The Security v. Convenience Continuum
The decision on which hostid to use is usually based on trade-offs made along the security vs. convenience continuum. While this may not be immediately obvious, there are always trade-offs between making something (software, a car, a building) more secure vs. less convenient to access. Should it be accessed through a turnstile or a vault? ISVs should choose security-convenience policies that are in line with their beliefs and business models. Luckily, computers have many different elements that can be used as a hostid, so there is probably a hostid to match virtually any ISV’s policy goals. However, no single hostid type will satisfy every ISV, so let’s consider your hostid choices and examine the potential pros and cons of each one.
Three Important Issues to Consider:
- Convenience
- Security
- Cost
Convenience…
As much as possible, you want the hostid to be native to the machine. In other words, you want it to be ubiquitous and its contents to be easily obtained via a standard system command. In this way, you avoid the delays, expense, and potential confusion of having to send special software or extra hardware to the customer prior to the sale of your products – everything is already there. Your customer can get your software up and running as quickly as possible.
… v. Security
For maximum security, you want the hostid to be difficult to modify, or at least non-trivial to modify. Most ISVs who use software license managers want to use the most secure hostid possible, but with an eye toward convenience (i.e. customer satisfaction) and cost control, at the same time.
Once Upon a Time…
From a software licensing point of view, an ideal hostid choice would be a standard unique serial number burned into every CPU. Intel tried this in the late 1990s, but the idea failed, not on technical grounds, but primarily on the basis of concerns over privacy. The fear was that software could be used to track users’ behavior and identity to a specific computer as they surfed the web.
Hostid Choices
NIC Addresses
The most common hostid choice is the Network Interface Card (NIC) Ethernet media access control layer (MAC) address. It is built into every modern workstation and server and can be easily queried through software. Although on some systems the NIC address can be re-programmed, creating the potential for the same license to work on multiple machines, connecting these machines on the same local area network will cause networking problems. So, although there are some security issues with NICs, they remain a good hostid choice.
IP Addresses
IP addresses, or IP address ranges, are of little use as hostids from the software vendor’s perspective. Most users do not have fixed IP addresses, so they tend to be too transitory to rely on as hostids. However, IP address ranges are convenient for end users to use to allocate pools of licenses to specific sub-nets.

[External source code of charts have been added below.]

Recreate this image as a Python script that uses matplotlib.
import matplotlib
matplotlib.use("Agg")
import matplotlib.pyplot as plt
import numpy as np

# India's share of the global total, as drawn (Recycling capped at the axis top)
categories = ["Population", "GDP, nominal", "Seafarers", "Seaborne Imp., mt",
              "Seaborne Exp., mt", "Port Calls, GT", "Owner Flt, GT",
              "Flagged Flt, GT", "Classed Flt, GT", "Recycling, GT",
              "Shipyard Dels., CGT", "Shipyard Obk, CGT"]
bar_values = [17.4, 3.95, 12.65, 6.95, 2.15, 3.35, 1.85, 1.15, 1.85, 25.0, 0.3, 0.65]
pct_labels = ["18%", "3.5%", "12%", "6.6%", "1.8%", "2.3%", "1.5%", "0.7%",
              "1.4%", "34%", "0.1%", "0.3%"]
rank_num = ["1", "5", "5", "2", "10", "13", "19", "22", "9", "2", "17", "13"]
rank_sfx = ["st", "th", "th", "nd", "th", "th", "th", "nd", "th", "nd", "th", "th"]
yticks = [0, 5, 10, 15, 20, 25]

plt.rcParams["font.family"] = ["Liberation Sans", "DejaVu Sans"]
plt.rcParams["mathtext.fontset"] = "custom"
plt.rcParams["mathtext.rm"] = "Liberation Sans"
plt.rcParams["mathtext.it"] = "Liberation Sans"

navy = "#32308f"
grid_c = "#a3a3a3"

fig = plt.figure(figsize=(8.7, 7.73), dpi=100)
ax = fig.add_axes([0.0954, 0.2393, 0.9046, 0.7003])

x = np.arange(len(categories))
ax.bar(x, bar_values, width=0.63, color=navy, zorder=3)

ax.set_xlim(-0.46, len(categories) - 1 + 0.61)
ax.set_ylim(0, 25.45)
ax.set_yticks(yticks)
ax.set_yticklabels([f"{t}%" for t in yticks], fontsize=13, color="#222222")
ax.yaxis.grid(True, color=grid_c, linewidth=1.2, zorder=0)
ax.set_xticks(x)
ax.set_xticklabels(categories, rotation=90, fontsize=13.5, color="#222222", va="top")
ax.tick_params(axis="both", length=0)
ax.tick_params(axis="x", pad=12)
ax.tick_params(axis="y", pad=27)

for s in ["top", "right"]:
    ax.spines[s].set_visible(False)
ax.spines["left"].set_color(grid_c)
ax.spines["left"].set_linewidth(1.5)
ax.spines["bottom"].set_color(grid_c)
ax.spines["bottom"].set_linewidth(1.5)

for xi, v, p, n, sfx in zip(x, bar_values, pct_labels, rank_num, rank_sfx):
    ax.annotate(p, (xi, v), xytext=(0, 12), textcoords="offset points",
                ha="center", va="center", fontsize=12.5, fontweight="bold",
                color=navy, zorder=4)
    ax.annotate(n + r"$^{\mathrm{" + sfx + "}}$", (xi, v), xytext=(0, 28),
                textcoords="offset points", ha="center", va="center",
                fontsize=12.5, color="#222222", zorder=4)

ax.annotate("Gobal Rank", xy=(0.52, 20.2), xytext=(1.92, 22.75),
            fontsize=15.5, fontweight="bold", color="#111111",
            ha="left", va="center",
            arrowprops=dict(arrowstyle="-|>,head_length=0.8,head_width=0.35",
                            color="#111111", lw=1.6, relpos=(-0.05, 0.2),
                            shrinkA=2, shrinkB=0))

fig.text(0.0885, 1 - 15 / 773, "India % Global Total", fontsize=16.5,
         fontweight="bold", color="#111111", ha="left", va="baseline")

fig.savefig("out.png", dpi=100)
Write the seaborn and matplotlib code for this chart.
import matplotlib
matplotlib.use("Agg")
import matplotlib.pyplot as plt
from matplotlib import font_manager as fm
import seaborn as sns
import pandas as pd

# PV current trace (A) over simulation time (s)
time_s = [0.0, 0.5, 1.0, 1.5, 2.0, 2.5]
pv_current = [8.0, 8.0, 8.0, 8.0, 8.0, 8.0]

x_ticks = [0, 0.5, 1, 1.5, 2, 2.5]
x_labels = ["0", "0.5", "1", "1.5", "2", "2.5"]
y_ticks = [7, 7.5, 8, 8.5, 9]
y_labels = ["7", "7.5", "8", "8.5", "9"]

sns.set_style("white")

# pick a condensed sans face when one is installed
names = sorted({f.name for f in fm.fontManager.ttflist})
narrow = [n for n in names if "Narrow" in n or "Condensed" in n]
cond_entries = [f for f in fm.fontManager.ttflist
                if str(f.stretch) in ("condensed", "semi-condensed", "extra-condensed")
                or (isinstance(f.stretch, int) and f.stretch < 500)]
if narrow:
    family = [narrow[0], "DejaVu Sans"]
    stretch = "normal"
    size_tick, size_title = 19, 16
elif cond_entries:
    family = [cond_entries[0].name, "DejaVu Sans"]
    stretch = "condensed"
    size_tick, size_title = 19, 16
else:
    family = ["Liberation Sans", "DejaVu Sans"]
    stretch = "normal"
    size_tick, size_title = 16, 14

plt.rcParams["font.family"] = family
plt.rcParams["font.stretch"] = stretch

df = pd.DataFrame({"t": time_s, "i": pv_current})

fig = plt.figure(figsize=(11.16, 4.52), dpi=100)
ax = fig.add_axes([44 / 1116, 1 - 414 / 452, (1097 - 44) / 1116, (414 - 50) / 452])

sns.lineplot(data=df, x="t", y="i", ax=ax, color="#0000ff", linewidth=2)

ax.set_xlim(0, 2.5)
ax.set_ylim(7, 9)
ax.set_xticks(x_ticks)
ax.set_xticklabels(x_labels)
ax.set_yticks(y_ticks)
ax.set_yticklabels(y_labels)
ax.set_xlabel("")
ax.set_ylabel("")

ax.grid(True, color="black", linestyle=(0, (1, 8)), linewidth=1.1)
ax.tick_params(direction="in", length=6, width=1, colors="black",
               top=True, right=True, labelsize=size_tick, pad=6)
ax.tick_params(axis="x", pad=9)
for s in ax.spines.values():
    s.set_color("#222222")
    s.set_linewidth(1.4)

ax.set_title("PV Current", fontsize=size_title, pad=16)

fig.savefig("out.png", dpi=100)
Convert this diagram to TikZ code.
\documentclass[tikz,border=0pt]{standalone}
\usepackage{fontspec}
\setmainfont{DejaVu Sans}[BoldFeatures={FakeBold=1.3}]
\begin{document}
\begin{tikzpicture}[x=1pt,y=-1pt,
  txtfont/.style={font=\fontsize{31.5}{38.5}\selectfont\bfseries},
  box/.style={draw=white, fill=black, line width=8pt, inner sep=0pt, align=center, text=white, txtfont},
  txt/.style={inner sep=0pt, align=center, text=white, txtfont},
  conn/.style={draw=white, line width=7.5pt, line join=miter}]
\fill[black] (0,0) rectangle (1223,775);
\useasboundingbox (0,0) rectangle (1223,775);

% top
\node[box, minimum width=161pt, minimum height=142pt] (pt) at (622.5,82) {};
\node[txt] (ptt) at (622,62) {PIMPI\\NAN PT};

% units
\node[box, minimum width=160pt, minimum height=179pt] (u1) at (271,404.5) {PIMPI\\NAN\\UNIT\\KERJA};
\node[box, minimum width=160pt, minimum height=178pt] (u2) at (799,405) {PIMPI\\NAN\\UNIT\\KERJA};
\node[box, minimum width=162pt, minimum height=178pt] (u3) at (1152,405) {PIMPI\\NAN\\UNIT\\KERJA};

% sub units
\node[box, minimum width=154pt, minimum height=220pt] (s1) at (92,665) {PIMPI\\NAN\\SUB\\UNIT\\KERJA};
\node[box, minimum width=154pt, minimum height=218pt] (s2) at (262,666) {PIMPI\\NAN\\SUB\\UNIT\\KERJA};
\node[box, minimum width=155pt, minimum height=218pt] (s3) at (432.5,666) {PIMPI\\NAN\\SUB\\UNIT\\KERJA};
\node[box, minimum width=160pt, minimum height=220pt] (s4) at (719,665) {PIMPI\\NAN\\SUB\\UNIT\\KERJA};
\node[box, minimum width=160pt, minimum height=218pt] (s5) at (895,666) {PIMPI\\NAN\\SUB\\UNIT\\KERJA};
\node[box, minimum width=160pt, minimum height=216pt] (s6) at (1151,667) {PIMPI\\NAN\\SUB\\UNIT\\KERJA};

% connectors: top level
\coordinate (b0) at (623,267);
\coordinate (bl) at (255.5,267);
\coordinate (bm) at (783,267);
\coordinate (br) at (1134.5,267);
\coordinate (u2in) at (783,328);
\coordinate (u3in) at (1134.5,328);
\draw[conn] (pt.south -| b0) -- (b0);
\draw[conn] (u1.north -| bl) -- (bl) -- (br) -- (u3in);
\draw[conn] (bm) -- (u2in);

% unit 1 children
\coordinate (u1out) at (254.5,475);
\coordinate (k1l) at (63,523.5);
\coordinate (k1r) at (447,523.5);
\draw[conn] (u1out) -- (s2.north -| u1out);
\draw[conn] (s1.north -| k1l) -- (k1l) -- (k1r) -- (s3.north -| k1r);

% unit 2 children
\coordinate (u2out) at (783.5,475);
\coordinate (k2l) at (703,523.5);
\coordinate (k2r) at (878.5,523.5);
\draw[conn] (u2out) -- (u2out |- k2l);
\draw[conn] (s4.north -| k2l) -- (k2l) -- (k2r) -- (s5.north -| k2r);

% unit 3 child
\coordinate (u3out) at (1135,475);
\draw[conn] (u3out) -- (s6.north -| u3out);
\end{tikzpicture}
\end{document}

Disk Volume Serial Numbers
Like the NIC above, disk volume serial numbers are commonly used as hostids (Windows only). They are convenient, but do suffer from being easily modifiable, making them less than ideal from a security point of view.
Names as Hostids
What if you weren’t so concerned about security? What if you wanted your licenses to be valid no matter where your user installed the software? This is a pretty common vendor policy. In this case, it might make sense to use the customer’s username as the hostid. It’s also possible to use the hostname of the system as the hostid, giving the customer the flexibility to move the software to new hardware without getting a new license – as long as he resets the new machine’s hostname to match.
Hostid Lists
There are cases where you want to allow a license to run on any machine in a list. For instance, if a workstation has multiple NIC addresses, you could license to them all, and as long as one of them was found in the list, the license would be valid.
The Irrepressible Dongle
Dongles, small serialized USB devices, remain a good hostid choice for high-value software where security is paramount. Dongles allow your users to move the software from machine to machine by simply moving the dongle. The downside to dongles, however is that they add cost, must be shipped, can fail in the field, and they can be lost or stolen.
Hardware Serial Numbers
If you sell software on a specialized hardware device that has its own unique serial number, then the obvious choice is to use that number as your hostid. For you, this situation is probably ideal because the serial number is always there, and it is secure. Be sure to verify that the licensing technology you use can support a unique or non-standard hostid mechanism. Some licensing vendors provide ISV-specific callback routines to support just this situation.
Serial Numbers
If your goal is to simply tag your licenses, then you can serialize them so that you can identify the customer to whom they were originally sold. This is useful as a marker to track the original customer without tying the license to a physical host.
Custom Composite Hostids
By combining multiple machine identifiers, you can build a composite hostid where ALL of the identifiers need to match in order for the licenses to remain valid. This is a very strict approach leading potentially to numerous re-licensing operations whenever a relevant machine element is changed.